┌──
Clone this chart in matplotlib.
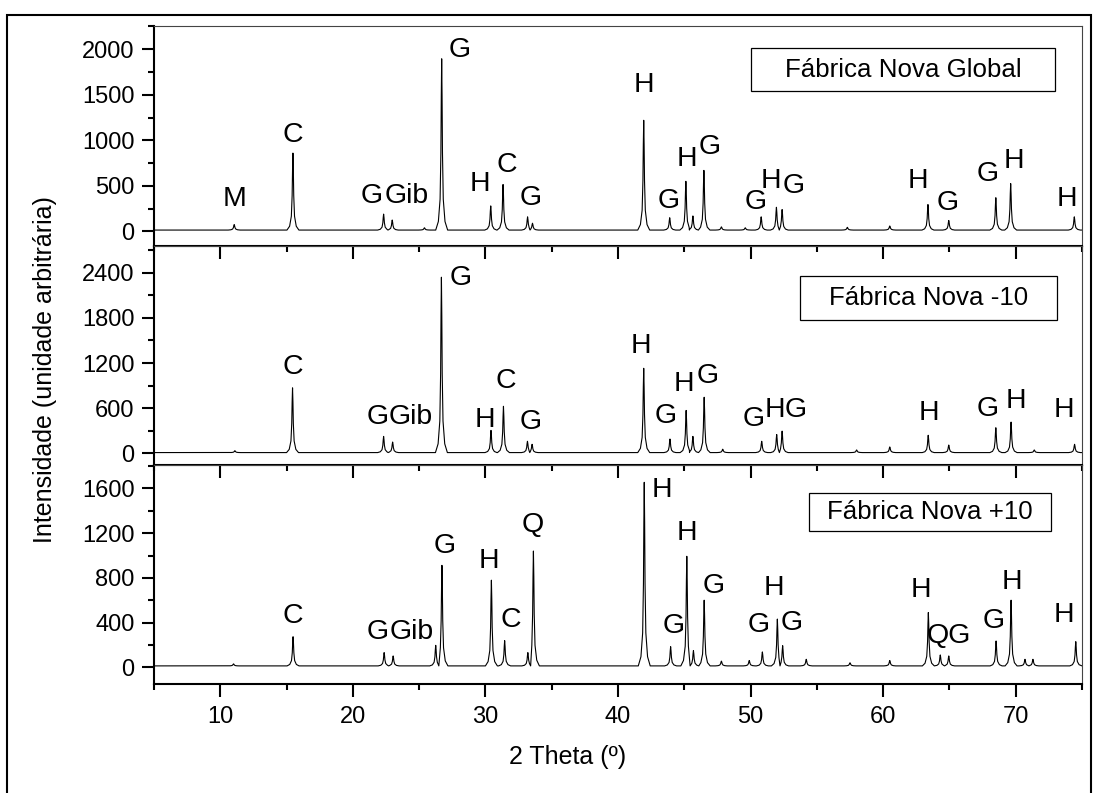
└──
┌──
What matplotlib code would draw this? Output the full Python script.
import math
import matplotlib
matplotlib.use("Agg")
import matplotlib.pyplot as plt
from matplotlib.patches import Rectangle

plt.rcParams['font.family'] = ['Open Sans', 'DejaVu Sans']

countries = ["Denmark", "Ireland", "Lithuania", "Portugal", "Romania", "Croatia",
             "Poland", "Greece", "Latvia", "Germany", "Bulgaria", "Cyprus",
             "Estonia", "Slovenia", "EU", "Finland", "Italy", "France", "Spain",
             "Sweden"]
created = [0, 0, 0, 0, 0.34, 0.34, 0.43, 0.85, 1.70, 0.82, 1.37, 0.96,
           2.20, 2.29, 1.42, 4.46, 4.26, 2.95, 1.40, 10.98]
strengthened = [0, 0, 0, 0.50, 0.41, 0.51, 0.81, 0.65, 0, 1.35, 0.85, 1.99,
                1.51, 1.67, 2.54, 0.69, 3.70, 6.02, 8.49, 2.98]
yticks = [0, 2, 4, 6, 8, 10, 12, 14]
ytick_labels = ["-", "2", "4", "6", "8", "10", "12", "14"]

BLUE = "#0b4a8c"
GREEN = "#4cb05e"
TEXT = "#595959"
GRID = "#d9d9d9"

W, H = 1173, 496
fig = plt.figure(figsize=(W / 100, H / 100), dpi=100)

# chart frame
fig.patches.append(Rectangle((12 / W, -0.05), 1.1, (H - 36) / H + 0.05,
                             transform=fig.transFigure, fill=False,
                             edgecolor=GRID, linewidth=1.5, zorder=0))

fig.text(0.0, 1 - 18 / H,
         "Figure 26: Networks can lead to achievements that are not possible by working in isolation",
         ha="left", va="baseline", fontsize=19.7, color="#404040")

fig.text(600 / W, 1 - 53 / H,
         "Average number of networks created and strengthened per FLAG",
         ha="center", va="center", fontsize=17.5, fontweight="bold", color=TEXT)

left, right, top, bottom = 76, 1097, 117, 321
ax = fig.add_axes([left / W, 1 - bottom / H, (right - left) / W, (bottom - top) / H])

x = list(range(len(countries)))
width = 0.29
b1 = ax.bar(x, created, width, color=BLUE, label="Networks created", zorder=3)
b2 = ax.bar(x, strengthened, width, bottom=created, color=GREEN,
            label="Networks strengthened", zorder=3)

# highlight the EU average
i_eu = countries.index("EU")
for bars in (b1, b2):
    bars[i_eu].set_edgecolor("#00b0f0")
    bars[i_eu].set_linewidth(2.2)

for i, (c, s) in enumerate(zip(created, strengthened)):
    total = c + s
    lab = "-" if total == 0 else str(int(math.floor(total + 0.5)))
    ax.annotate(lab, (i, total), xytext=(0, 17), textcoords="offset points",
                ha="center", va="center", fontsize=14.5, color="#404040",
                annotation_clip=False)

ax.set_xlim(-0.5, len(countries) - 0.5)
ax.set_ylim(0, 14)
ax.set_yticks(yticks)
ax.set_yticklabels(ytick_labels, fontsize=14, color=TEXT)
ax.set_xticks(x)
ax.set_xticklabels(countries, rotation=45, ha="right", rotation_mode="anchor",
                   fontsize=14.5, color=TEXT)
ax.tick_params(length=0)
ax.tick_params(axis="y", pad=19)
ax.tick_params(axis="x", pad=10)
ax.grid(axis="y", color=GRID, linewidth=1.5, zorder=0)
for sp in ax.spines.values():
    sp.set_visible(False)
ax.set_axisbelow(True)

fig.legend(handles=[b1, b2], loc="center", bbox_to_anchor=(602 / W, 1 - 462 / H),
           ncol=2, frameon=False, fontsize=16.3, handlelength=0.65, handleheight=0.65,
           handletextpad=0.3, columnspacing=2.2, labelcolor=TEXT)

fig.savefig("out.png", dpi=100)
└──
In the entries above, identify every line with the word "matplotlib". Copy those lines.

Clone this chart in matplotlib.
What matplotlib code would draw this? Output the full Python script.
import matplotlib
matplotlib.use("Agg")
import matplotlib.pyplot as plt
from matplotlib.patches import Rectangle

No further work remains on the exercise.